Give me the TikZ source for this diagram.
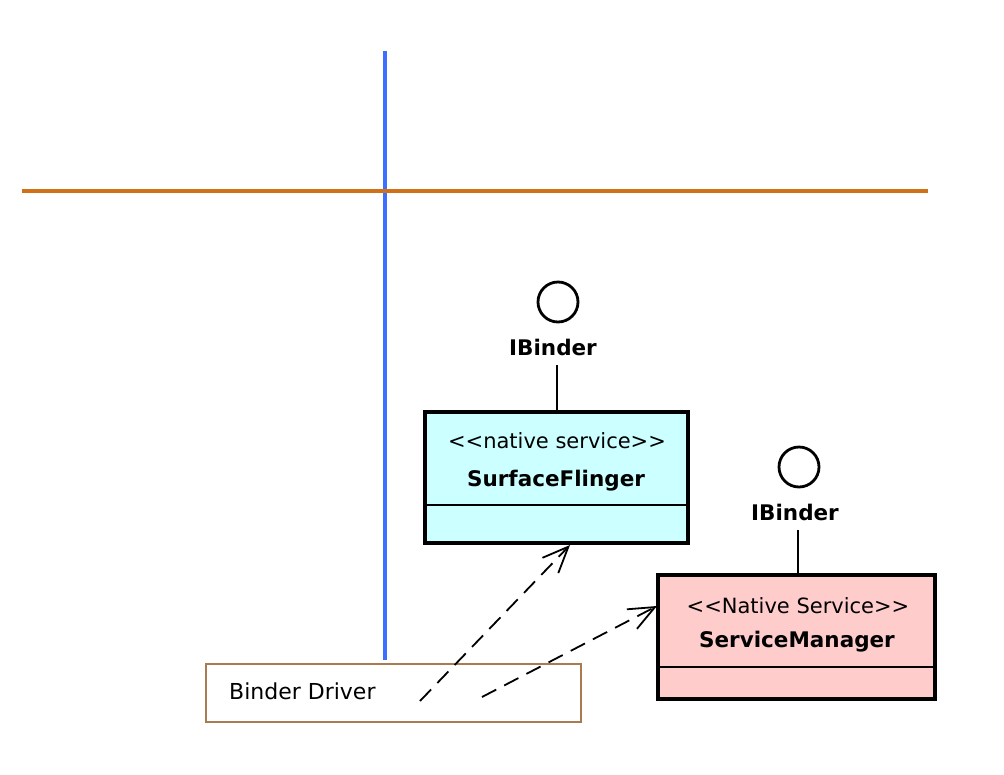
\documentclass[tikz,border=0pt]{standalone}
\usepackage{fontspec}
\setmainfont{DejaVu Sans}
\usetikzlibrary{arrows.meta,calc}
\definecolor{cyanfill}{RGB}{204,255,255}
\definecolor{pinkfill}{RGB}{255,204,204}
\definecolor{lineblue}{RGB}{60,110,255}
\definecolor{lineorange}{RGB}{208,112,24}
\definecolor{drvbrown}{RGB}{168,124,80}
\newcommand\myLT{\mbox{<}}
\newcommand\myGT{\mbox{>}}
\tikzset{
  classbox/.style={draw=black, line width=3.5pt, inner sep=0pt},
  stereo/.style={font=\fontsize{21}{25}\selectfont, inner sep=0pt},
  cname/.style={font=\bfseries\fontsize{21.5}{25}\selectfont, inner sep=0pt},
  lolli/.style={draw=black, line width=2.8pt, circle, minimum size=40pt, inner sep=0pt},
  iface/.style={font=\bfseries\fontsize{21.5}{25}\selectfont, inner sep=0pt},
  dep/.style={draw=black, line width=1.8pt, dash pattern=on 16pt off 9pt,
    -{Straight Barb[length=26pt,width=22pt,line width=1.8pt]}},
}
\begin{document}
\begin{tikzpicture}[x=1pt,y=-1pt]
\useasboundingbox[fill=white] (0,0) rectangle (1004,774);
% axes
\coordinate (vtop) at (385,51);
\coordinate (vbot) at (385,660);
\coordinate (hl) at (22,191);
\coordinate (hr) at (928,191);
\draw[lineblue, line width=4pt] (vtop) -- (vbot);
\draw[lineorange, line width=3.5pt] (hl) -- (hr);
% SurfaceFlinger
\node[classbox, fill=cyanfill, minimum width=263pt, minimum height=131pt] (sf) at (556.5,477.5) {};
\draw[line width=2pt] (sf.west |- 0,505) coordinate (sfdl) -- (sf.east |- 0,505) coordinate (sfdr);
\node[stereo] (sfst) at (557,441) {\myLT\myLT native service\myGT\myGT};
\node[cname] (sfnm) at (556,481) {SurfaceFlinger};
\node[lolli] (sfc) at (558,302) {};
\node[iface] (sfib) at (553,347) {IBinder};
\coordinate (sfls) at (557,365);
\draw[line width=1.6pt] (sfls) -- (sfls |- sf.north);
% ServiceManager
\node[classbox, fill=pinkfill, minimum width=277pt, minimum height=124pt] (sm) at (796.5,637) {};
\draw[line width=2pt] (sm.west |- 0,667) coordinate (smdl) -- (sm.east |- 0,667) coordinate (smdr);
\node[stereo] (smst) at (798,606) {\myLT\myLT Native Service\myGT\myGT};
\node[cname] (smnm) at (797,642) {ServiceManager};
\node[lolli] (smc) at (799,467) {};
\node[iface] (smib) at (795,512) {IBinder};
\coordinate (smls) at (798,530);
\draw[line width=1.6pt] (smls) -- (smls |- sm.north);
% Binder Driver
\node[draw=drvbrown, line width=2pt, minimum width=375pt, minimum height=58pt, inner sep=0pt] (bd) at (393.5,693) {};
\node[font=\fontsize{22}{26}\selectfont, anchor=west, inner sep=0pt] (bdt) at (229,691) {Binder Driver};
% dependencies
\coordinate (d1s) at (420,701);
\coordinate (d1e) at (570,545);
\coordinate (d2s) at (482,697);
\coordinate (d2e) at (657,606);
\draw[dep] (d1s) -- (d1e);
\draw[dep] (d2s) -- (d2e);
\end{tikzpicture}
\end{document}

§ Task instructions: Copy each line above precisely, dropping the pictures.

§ Exercise answer:
Give me the TikZ source for this diagram.
\documentclass[tikz,border=0pt]{standalone}
\usepackage{fontspec}
\setmainfont{DejaVu Sans}
\usetikzlibrary{arrows.meta,calc}
\definecolor{cyanfill}{RGB}{204,255,255}
\definecolor{pinkfill}{RGB}{255,204,204}
\definecolor{lineblue}{RGB}{60,110,255}
\definecolor{lineorange}{RGB}{208,112,24}
\definecolor{drvbrown}{RGB}{168,124,80}
\newcommand\myLT{\mbox{<}}
\newcommand\myGT{\mbox{>}}
\tikzset{
  classbox/.style={draw=black, line width=3.5pt, inner sep=0pt},
  stereo/.style={font=\fontsize{21}{25}\selectfont, inner sep=0pt},
  cname/.style={font=\bfseries\fontsize{21.5}{25}\selectfont, inner sep=0pt},
  lolli/.style={draw=black, line width=2.8pt, circle, minimum size=40pt, inner sep=0pt},
  iface/.style={font=\bfseries\fontsize{21.5}{25}\selectfont, inner sep=0pt},
  dep/.style={draw=black, line width=1.8pt, dash pattern=on 16pt off 9pt,
    -{Straight Barb[length=26pt,width=22pt,line width=1.8pt]}},
}
\begin{document}
\begin{tikzpicture}[x=1pt,y=-1pt]
\useasboundingbox[fill=white] (0,0) rectangle (1004,774);
% axes
\coordinate (vtop) at (385,51);
\coordinate (vbot) at (385,660);
\coordinate (hl) at (22,191);
\coordinate (hr) at (928,191);
\draw[lineblue, line width=4pt] (vtop) -- (vbot);
\draw[lineorange, line width=3.5pt] (hl) -- (hr);
% SurfaceFlinger
\node[classbox, fill=cyanfill, minimum width=263pt, minimum height=131pt] (sf) at (556.5,477.5) {};
\draw[line width=2pt] (sf.west |- 0,505) coordinate (sfdl) -- (sf.east |- 0,505) coordinate (sfdr);
\node[stereo] (sfst) at (557,441) {\myLT\myLT native service\myGT\myGT};
\node[cname] (sfnm) at (556,481) {SurfaceFlinger};
\node[lolli] (sfc) at (558,302) {};
\node[iface] (sfib) at (553,347) {IBinder};
\coordinate (sfls) at (557,365);
\draw[line width=1.6pt] (sfls) -- (sfls |- sf.north);
% ServiceManager
\node[classbox, fill=pinkfill, minimum width=277pt, minimum height=124pt] (sm) at (796.5,637) {};
\draw[line width=2pt] (sm.west |- 0,667) coordinate (smdl) -- (sm.east |- 0,667) coordinate (smdr);
\node[stereo] (smst) at (798,606) {\myLT\myLT Native Service\myGT\myGT};
\node[cname] (smnm) at (797,642) {ServiceManager};
\node[lolli] (smc) at (799,467) {};
\node[iface] (smib) at (795,512) {IBinder};
\coordinate (smls) at (798,530);
\draw[line width=1.6pt] (smls) -- (smls |- sm.north);
% Binder Driver
\node[draw=drvbrown, line width=2pt, minimum width=375pt, minimum height=58pt, inner sep=0pt] (bd) at (393.5,693) {};
\node[font=\fontsize{22}{26}\selectfont, anchor=west, inner sep=0pt] (bdt) at (229,691) {Binder Driver};
% dependencies
\coordinate (d1s) at (420,701);
\coordinate (d1e) at (570,545);
\coordinate (d2s) at (482,697);
\coordinate (d2e) at (657,606);
\draw[dep] (d1s) -- (d1e);
\draw[dep] (d2s) -- (d2e);
\end{tikzpicture}
\end{document}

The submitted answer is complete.